States requiring high school students to take more end-of-course (EOC) exams have higher graduation rates than those with fewer such assessments. A greater number of EOCs is also linked to higher scores on college entrance exams, according to a new report by the Thomas B. Fordham Institute, a conservative nonprofit education policy think tank.

In recent years, states have moved away from high school exit exams in favor of EOCs, as exit exams have been criticized as a barrier to graduation, especially for poor and minority students.

As with shifts occurring in K-8 assessment, EOCs in high school are designed to be more closely connected to what students are learning in class and “assess precisely the content that those courses are supposed to cover,” wrote the report’s authors Adam Tyner, associate director of research at Fordham, and Matthew Larsen, an assistant professor of economics at Lafayette College in Pennsylvania.

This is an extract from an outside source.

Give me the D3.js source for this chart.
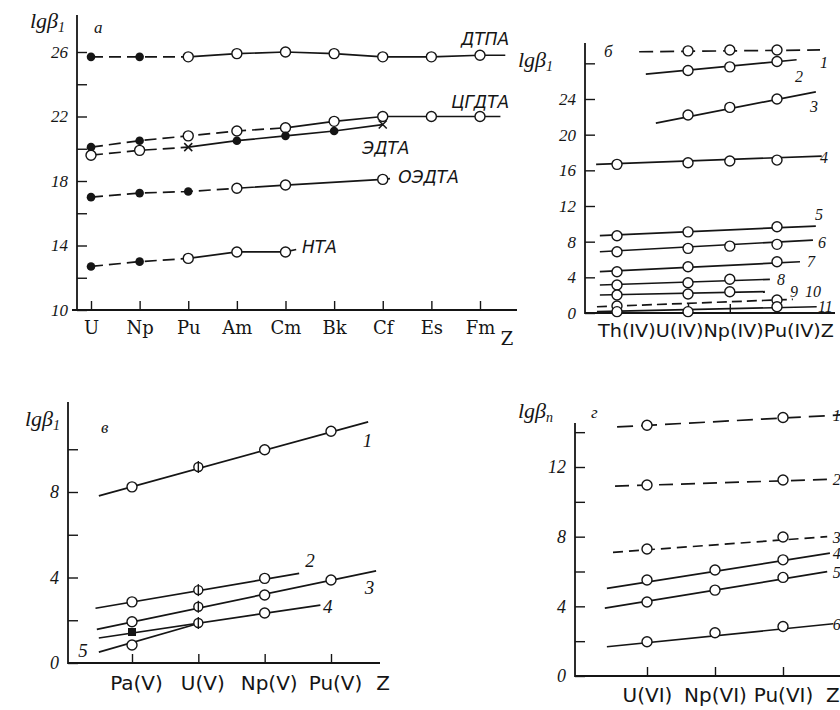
<!DOCTYPE html>
<html><head><meta charset="utf-8">
<script src="https://cdn.jsdelivr.net/npm/d3@7/dist/d3.min.js"></script>
<style>
body{margin:0;background:#fff;}
svg{display:block;background:#fff;}
</style></head><body>
<svg id="c" width="840" height="710"></svg>
<script>
// ---------- DATA ----------
// Panel а: trivalent actinides
const catsA = ["U","Np","Pu","Am","Cm","Bk","Cf","Es","Fm"];
const namesA = ["ДТПА","ЦГДТА","ЭДТА","ОЭДТА","НТА"];
const valuesA = [
  [25.7,25.7,25.7,25.9,26.0,25.9,25.7,25.7,25.8],
  [20.1,20.5,20.8,21.1,21.3,21.7,22.0,22.0,22.0],
  [19.6,19.9,20.1,20.5,20.8,21.1,21.5],
  [17.0,17.25,17.35,17.55,17.75,null,18.1],
  [12.7,13.0,13.2,13.6,13.6]
];
const marksA = [
  ["f","f","o","o","o","o","o","o","o"],
  ["f","f","o","o","o","o","o","o","o"],
  ["o","o","x","f","f","f","x"],
  ["f","f","f","o","o",null,"o"],
  ["f","f","o","o","o"]
];
const dashedUpToA = [2,4,2,3,2];
const tailA = [[8.52,25.8],[8.42,22.0],null,[6.15,18.15],[4.22,13.75]];

// Panel б: tetravalent actinides
const catsB = ["Th(IV)","U(IV)","Np(IV)","Pu(IV)"];
const posB = [0,1.7,2.7,3.83];
const namesB = ["1","2","3","4","5","6","7","8","9","10","11"];
const valuesB = [
  [null,29.4,29.5,29.5],
  [null,27.2,27.6,28.2],
  [null,22.2,23.06,24.0],
  [16.67,16.85,17.04,17.15],
  [8.67,9.1,null,9.67],
  [6.87,7.25,7.5,7.7],
  [4.63,5.19,null,5.75],
  [3.14,3.4,3.78,null],
  [2.02,2.13,2.39,null],
  [0.78,null,null,1.46],
  [0.15,0.15,null,0.7]
];
const fitB = [
  [0.53,29.3,4.86,29.5],[0.69,26.8,4.3,28.4],[0.93,21.3,4.76,24.8],
  [-0.5,16.67,4.9,17.6],[-0.41,8.67,4.76,9.75],[-0.41,6.87,4.69,8.18],
  [-0.41,4.63,4.38,5.75],[-0.41,3.14,3.66,3.78],[-0.41,2.02,3.54,2.39],
  [-0.48,0.7,4.21,1.53],[-0.48,0.15,4.78,0.7]
];
const dashB = ["14,7",null,null,null,null,null,null,null,null,"10,5",null];

// Panel в: pentavalent actinides
const catsC = ["Pa(V)","U(V)","Np(V)","Pu(V)"];
const namesC = ["1","2","3","4","5"];
const valuesC = [
  [8.24,9.17,9.98,10.84],
  [2.86,3.41,3.96,null],
  [1.93,2.63,3.18,3.88],
  [1.45,1.87,2.34,null],
  [0.84,null,null,null]
];
const marksC = [
  ["o","p","o","o"],["o","p","o",null],["o","p","o","o"],["s","p","o",null],["o",null,null,null]
];
const fitC = [
  [-0.5,7.82,3.56,11.28],[-0.55,2.56,2.52,4.19],[-0.53,1.57,3.68,4.31],
  [-0.5,1.17,2.84,2.71],[-0.5,0.51,1.0,1.85]
];

// Panel г: hexavalent actinides
const catsD = ["U(VI)","Np(VI)","Pu(VI)"];
const namesD = ["1","2","3","4","5","6"];
const valuesD = [
  [14.4,null,14.84],
  [10.97,null,11.25],
  [7.29,null,7.98],
  [5.51,6.09,6.67],
  [4.25,4.93,5.66],
  [1.97,2.48,2.84]
];
const fitD = [
  [-0.44,14.3,2.9,15.0],[-0.47,10.9,2.74,11.3],[-0.5,7.1,2.65,8.0],
  [-0.59,5.03,2.69,7.05],[-0.62,3.9,2.65,5.99],[-0.59,1.68,2.74,3.0]
];
const dashD = ["16,8","14,8","10,6",null,null,null];

// ---------- LAYOUT ----------
const INK = "#151515";
const SERIF = "'Liberation Serif', 'Times New Roman', serif";
const svg = d3.select("#c");

function setFont(sel, family, size, italic) {
  sel.style("font-family", family).style("font-size", size + "px")
     .style("font-style", italic ? "italic" : "normal").style("fill", INK);
  return sel;
}
function drawYAxis(scale, x0, top, ticks, labelled, fs) {
  const g = svg.append("g").attr("transform", `translate(${x0},0)`);
  g.call(d3.axisLeft(scale).tickValues(ticks).tickSizeInner(-10).tickSizeOuter(0).tickPadding(9)
    .tickFormat(d => labelled.indexOf(d) >= 0 ? String(d) : ""));
  g.select(".domain").remove();
  g.selectAll(".tick line").attr("stroke", INK).attr("stroke-width", 1.4);
  setFont(g.selectAll(".tick text"), SERIF, fs, true);
  svg.append("line").attr("x1", x0).attr("x2", x0).attr("y1", top)
    .attr("y2", scale(scale.domain()[0]) + 1).attr("stroke", INK).attr("stroke-width", 1.8);
}
function drawXAxis(scale, y0, xa, xb, tickVals, labels, fs, family, pad, dx) {
  const g = svg.append("g").attr("transform", `translate(0,${y0})`);
  g.call(d3.axisBottom(scale).tickValues(tickVals).tickSizeInner(-9).tickSizeOuter(0).tickPadding(pad)
    .tickFormat((d, i) => labels ? labels[i] : ""));
  g.select(".domain").remove();
  g.selectAll(".tick line").attr("stroke", INK).attr("stroke-width", 1.4);
  setFont(g.selectAll(".tick text"), family, fs, false).attr("dx", dx || 0);
  svg.append("line").attr("x1", xa).attr("x2", xb).attr("y1", y0).attr("y2", y0)
    .attr("stroke", INK).attr("stroke-width", 1.8);
}
function yTitle(x, y, sub) {
  const t = svg.append("text").attr("x", x).attr("y", y);
  setFont(t, SERIF, 22, true);
  t.append("tspan").text("lgβ");
  t.append("tspan").attr("dy", 4).style("font-size", "14px").text(sub);
}
function txt(x, y, s, fs, opts) {
  opts = opts || {};
  const t = svg.append("text").attr("x", x).attr("y", y)
    .attr("text-anchor", opts.anchor || "start").text(s);
  setFont(t, opts.family || SERIF, fs, opts.italic !== false);
  return t;
}
function marker(x, y, type) {
  if (!type) return;
  if (type === "o") {
    svg.append("circle").attr("cx", x).attr("cy", y).attr("r", 5)
      .attr("fill", "#fff").attr("stroke", INK).attr("stroke-width", 1.4);
  } else if (type === "f") {
    svg.append("circle").attr("cx", x).attr("cy", y).attr("r", 4.3).attr("fill", INK);
  } else if (type === "x") {
    svg.append("path").attr("d", `M${x-4},${y-4}L${x+4},${y+4}M${x-4},${y+4}L${x+4},${y-4}`)
      .attr("stroke", INK).attr("stroke-width", 1.5);
  } else if (type === "p") {
    svg.append("circle").attr("cx", x).attr("cy", y).attr("r", 4.5)
      .attr("fill", "#fff").attr("stroke", INK).attr("stroke-width", 1.4);
    svg.append("line").attr("x1", x).attr("x2", x).attr("y1", y - 6).attr("y2", y + 6)
      .attr("stroke", INK).attr("stroke-width", 1.4);
  } else if (type === "s") {
    svg.append("rect").attr("x", x - 4).attr("y", y - 4).attr("width", 8).attr("height", 8)
      .attr("fill", INK);
  }
}
function path(pts, xs, ys, dash) {
  if (pts.length < 2) return;
  svg.append("path").attr("d", d3.line().x(d => xs(d[0])).y(d => ys(d[1]))(pts))
    .attr("fill", "none").attr("stroke", INK).attr("stroke-width", 1.7)
    .attr("stroke-dasharray", dash || null);
}

// ---------- PANEL а ----------
const xA = d3.scaleLinear().domain([0, 8]).range([91, 480]);
const yA = d3.scaleLinear().domain([10, 26]).range([310, 52]);
drawYAxis(yA, 77, 15, d3.range(10, 27, 2), [10, 14, 18, 22, 26], 17);
drawXAxis(xA, 310, 72, 517, d3.range(9), catsA, 18, "'DejaVu Serif', serif", 11);
txt(507, 332, "Z", 18, {family: "'DejaVu Serif', serif", italic: false, anchor: "middle"}).attr("dy", "0.71em");
yTitle(30, 28, "1");
txt(94, 33, "а", 17);

valuesA.forEach((vals, s) => {
  const pts = vals.map((v, i) => v == null ? null : [i, v]).filter(Boolean);
  const k = dashedUpToA[s];
  const dashPts = pts.filter(p => p[0] <= k);
  const solidPts = pts.filter(p => p[0] >= k);
  if (tailA[s]) solidPts.push(tailA[s]);
  path(dashPts, xA, yA, "12,6");
  path(solidPts, xA, yA, null);
});
valuesA.forEach((vals, s) => {
  vals.forEach((v, i) => { if (v != null) marker(xA(i), yA(v), marksA[s][i]); });
});
const labPosA = [[8.6, 26.45, "end"], [8.6, 22.53, "end"], [5.58, 19.67, "start"], [6.32, 17.88, "start"], [4.34, 13.53, "start"]];
namesA.forEach((n, s) => {
  const p = labPosA[s];
  txt(xA(p[0]), yA(p[1]), n, 17, {family: "'DejaVu Sans', sans-serif", anchor: p[2]});
});

// ---------- PANEL б ----------
const xB = d3.scaleLinear().domain([0, 3.83]).range([617, 777]);
const yB = d3.scaleLinear().domain([0, 24]).range([313, 99]);
drawYAxis(yB, 585, 43, d3.range(0, 29, 4), [0, 4, 8, 12, 16, 20, 24], 17);
drawXAxis(xB, 313, 585, 835, posB, null, 17, "'DejaVu Sans', sans-serif", 10);
txt(598, 337, catsB.join("") + "Z", 17, {family: "'DejaVu Sans', sans-serif", italic: false})
  .attr("textLength", 236).attr("lengthAdjust", "spacingAndGlyphs");
yTitle(518, 67, "1");
txt(604, 57, "б", 17);

valuesB.forEach((vals, s) => {
  const f = fitB[s];
  path([[f[0], f[1]], [f[2], f[3]]], xB, yB, dashB[s]);
});
valuesB.forEach((vals, s) => {
  vals.forEach((v, i) => { if (v != null) marker(xB(posB[i]), yB(v), "o"); });
});
const labPosB = [[4.86,27.48],[4.26,25.9],[4.62,22.54],[4.86,16.82],[4.74,10.43],[4.81,7.29],[4.55,5.16],[3.83,3.14],[4.14,1.79],[4.5,1.79],[4.81,0.11]];
namesB.forEach((n, s) => {
  txt(xB(labPosB[s][0]), yB(labPosB[s][1]), n, 16);
});

// ---------- PANEL в ----------
const xC = d3.scaleLinear().domain([0, 3]).range([132, 331]);
const yC = d3.scaleLinear().domain([0, 8]).range([663, 492]);
drawYAxis(yC, 68, 402, d3.range(0, 11, 2), [0, 4, 8], 18);
drawXAxis(xC, 663, 68, 380, [0, 1, 2, 3], catsC, 20, "'DejaVu Sans', sans-serif", 13, 4);
txt(383, 676, "Z", 20, {family: "'DejaVu Sans', sans-serif", italic: false, anchor: "middle"}).attr("dy", "0.71em");
yTitle(25, 426, "1");
txt(101, 433, "в", 17);

valuesC.forEach((vals, s) => {
  const f = fitC[s];
  path([[f[0], f[1]], [f[2], f[3]]], xC, yC, null);
});
valuesC.forEach((vals, s) => {
  vals.forEach((v, i) => { if (v != null) marker(xC(i), yC(v), marksC[s][i]); });
});
const labPosC = [[3.48,10.1],[2.61,4.49],[3.51,3.23],[2.88,2.34],[-0.81,0.28]];
namesC.forEach((n, s) => {
  txt(xC(labPosC[s][0]), yC(labPosC[s][1]), n, 19);
});

// ---------- PANEL г ----------
const xD = d3.scaleLinear().domain([0, 2]).range([647, 783]);
const yD = d3.scaleLinear().domain([0, 12]).range([676, 467]);
drawYAxis(yD, 575, 423, d3.range(0, 15, 2), [0, 4, 8, 12], 18);
drawXAxis(xD, 676, 575, 840, [0, 1, 2], catsD, 20, "'DejaVu Sans', sans-serif", 12);
txt(826, 688, "Z", 20, {family: "'DejaVu Sans', sans-serif", italic: false}).attr("dy", "0.71em");
yTitle(518, 418, "n");
txt(591, 418, "г", 17);

valuesD.forEach((vals, s) => {
  const f = fitD[s];
  path([[f[0], f[1]], [f[2], f[3]]], xD, yD, dashD[s]);
});
valuesD.forEach((vals, s) => {
  vals.forEach((v, i) => { if (v != null) marker(xD(i), yD(v), "o"); });
});
namesD.forEach((n, s) => {
  txt(xD(2.73), yD(fitD[s][3]) + 6, n, 16);
});
</script>
</body></html>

The report looks at how EOCs are being used, the impact of the exams on student performance and future policy considerations. EOCs are a way to “incentivize students to take their coursework seriously,” just as Advanced Placement and International Baccalaureate exams do, wrote the authors.

“Looking ahead, the use of high-quality, content-linked external assessments could help push our education system toward mastery rather than seat time — a coveted goal, especially among advocates of competency-based and personalized models,” they wrote.